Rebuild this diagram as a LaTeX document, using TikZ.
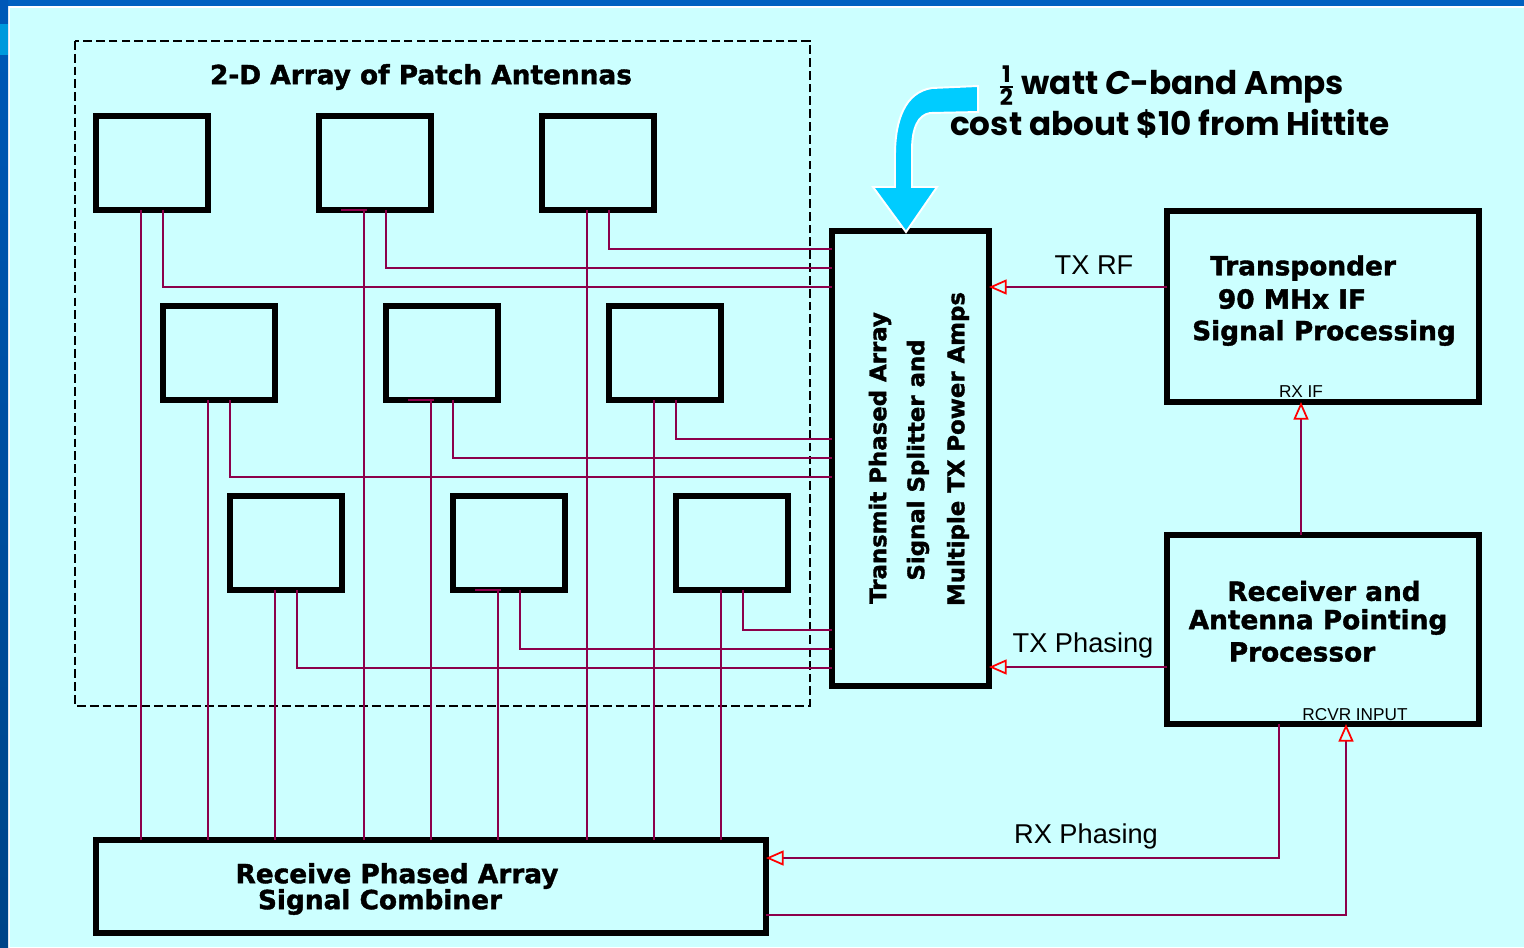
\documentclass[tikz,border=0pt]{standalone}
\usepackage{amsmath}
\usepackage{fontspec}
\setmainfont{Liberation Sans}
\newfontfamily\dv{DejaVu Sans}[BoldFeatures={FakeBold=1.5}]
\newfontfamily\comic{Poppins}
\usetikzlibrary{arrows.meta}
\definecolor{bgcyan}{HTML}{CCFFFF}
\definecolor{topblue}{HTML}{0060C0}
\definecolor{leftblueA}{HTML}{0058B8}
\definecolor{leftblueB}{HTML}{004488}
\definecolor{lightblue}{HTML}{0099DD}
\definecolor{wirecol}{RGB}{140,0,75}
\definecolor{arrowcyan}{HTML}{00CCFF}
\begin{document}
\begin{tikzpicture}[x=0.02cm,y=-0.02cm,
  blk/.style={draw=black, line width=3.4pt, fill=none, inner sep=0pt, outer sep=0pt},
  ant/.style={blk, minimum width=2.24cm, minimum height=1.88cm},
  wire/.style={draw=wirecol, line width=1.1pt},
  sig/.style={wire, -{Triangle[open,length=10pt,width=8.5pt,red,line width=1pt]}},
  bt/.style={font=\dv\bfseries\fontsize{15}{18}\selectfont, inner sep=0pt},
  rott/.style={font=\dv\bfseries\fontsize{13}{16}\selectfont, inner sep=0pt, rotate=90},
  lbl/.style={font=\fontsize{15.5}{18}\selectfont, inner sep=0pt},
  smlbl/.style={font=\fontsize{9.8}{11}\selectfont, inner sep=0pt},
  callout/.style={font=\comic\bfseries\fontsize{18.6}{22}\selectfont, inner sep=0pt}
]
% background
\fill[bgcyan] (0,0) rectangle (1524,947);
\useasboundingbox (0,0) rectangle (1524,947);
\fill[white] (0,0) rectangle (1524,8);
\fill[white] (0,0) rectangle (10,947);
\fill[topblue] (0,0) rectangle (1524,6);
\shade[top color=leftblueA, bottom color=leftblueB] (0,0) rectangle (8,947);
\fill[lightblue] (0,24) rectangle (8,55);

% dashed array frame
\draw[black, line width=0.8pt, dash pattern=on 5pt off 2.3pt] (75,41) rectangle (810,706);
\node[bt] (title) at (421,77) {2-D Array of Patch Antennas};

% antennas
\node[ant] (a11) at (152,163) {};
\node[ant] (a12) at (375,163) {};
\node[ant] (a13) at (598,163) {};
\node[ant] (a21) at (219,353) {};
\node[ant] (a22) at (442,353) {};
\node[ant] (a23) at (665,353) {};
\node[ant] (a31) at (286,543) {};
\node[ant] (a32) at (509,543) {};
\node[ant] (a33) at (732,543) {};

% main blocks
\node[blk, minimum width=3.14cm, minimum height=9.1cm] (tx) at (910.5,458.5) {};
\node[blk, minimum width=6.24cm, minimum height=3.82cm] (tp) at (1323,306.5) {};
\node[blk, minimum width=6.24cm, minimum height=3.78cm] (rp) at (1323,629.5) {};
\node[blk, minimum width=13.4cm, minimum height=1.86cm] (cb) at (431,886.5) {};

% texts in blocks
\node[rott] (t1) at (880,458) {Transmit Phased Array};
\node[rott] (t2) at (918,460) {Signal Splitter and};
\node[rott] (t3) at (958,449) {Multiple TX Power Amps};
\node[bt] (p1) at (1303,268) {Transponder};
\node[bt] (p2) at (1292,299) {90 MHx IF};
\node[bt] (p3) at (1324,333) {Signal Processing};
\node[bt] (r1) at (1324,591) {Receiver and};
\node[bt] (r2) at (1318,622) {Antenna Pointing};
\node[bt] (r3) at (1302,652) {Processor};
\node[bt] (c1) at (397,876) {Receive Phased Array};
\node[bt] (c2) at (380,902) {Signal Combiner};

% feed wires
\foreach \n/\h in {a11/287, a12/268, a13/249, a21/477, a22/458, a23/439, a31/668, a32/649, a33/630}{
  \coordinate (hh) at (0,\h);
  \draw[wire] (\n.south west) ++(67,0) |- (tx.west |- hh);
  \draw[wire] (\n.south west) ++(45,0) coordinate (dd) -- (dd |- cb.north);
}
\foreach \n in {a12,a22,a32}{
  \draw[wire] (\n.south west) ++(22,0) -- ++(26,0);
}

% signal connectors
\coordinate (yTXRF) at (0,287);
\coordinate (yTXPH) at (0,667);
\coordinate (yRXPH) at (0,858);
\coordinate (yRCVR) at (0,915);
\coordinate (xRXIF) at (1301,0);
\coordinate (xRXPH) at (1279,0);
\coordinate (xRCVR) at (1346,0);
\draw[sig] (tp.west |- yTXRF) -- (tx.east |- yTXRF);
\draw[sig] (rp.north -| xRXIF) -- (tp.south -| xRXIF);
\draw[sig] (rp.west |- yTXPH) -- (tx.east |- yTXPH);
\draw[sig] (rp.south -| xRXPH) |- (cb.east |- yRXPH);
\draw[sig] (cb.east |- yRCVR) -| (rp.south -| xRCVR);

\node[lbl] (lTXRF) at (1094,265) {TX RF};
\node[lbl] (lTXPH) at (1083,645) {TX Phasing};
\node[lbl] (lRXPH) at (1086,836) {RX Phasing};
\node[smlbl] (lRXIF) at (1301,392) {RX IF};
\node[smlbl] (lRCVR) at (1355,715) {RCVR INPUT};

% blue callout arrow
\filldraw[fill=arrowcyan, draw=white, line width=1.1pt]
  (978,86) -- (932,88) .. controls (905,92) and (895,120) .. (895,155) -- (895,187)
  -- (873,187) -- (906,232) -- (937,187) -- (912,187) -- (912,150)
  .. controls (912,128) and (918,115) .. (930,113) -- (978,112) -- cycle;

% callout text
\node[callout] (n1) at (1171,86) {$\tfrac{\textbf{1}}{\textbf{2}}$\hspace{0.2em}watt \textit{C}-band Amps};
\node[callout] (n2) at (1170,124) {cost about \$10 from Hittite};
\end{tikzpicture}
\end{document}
++++
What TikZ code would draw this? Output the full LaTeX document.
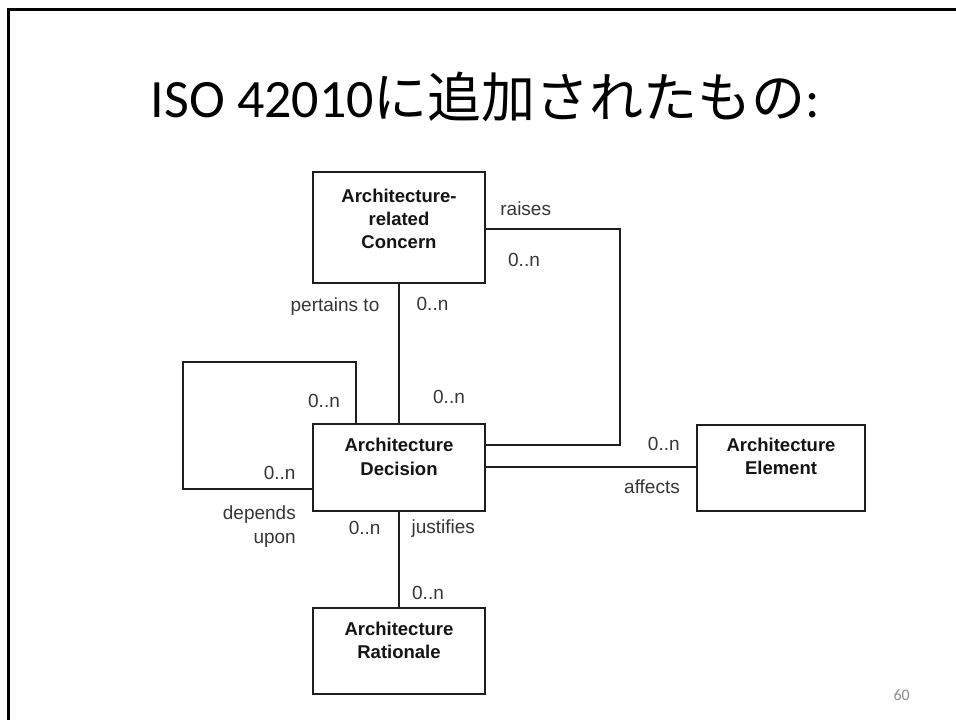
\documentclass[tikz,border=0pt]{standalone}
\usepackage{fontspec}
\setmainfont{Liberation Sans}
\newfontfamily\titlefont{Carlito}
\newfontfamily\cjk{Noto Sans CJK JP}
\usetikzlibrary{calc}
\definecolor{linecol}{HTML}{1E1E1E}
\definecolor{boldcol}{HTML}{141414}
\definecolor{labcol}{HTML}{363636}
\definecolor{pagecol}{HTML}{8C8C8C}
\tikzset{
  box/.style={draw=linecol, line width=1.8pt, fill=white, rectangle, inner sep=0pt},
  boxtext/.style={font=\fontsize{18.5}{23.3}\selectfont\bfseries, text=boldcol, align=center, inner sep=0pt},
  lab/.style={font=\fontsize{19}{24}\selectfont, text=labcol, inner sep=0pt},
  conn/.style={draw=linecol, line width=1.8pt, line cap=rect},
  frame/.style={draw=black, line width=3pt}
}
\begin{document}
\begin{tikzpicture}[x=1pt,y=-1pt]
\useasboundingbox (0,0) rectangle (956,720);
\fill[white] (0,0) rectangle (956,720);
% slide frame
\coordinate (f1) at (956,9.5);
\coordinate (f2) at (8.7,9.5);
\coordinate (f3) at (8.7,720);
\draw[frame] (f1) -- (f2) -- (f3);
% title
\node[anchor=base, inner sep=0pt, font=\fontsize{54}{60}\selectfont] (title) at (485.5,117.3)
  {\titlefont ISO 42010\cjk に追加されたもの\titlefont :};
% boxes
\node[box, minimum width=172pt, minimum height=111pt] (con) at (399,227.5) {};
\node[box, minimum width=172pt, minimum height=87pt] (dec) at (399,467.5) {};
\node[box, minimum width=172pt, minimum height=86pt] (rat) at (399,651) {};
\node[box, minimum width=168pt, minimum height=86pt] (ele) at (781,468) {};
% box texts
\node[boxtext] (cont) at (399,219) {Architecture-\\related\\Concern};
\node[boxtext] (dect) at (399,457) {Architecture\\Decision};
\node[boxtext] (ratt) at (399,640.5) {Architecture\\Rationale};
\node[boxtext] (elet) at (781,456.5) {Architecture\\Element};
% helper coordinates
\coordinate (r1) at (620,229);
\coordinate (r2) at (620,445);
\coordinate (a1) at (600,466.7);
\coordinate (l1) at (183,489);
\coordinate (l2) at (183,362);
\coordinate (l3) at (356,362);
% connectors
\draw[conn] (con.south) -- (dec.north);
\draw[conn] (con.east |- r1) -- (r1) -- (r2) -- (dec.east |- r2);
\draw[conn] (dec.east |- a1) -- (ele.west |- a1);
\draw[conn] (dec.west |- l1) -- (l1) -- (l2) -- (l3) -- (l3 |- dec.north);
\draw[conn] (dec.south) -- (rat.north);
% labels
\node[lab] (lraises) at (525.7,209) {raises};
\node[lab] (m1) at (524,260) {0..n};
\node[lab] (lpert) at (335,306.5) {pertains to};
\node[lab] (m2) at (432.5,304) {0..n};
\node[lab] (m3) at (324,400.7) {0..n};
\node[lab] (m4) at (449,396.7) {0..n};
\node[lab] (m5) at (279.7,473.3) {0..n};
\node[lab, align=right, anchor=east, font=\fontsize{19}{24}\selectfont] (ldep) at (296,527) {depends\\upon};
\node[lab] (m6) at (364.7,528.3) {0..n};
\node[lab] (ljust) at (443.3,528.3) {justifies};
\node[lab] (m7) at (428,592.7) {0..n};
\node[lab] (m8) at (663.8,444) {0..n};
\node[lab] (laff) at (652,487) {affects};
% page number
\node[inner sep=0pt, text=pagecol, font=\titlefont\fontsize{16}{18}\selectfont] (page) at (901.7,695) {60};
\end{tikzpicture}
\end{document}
++++
* _WHAT IS ASKED_: All lines above with "this" in them should be returned.

* _EXERCISE ANSWER_:
Rebuild this diagram as a LaTeX document, using TikZ.
What TikZ code would draw this? Output the full LaTeX document.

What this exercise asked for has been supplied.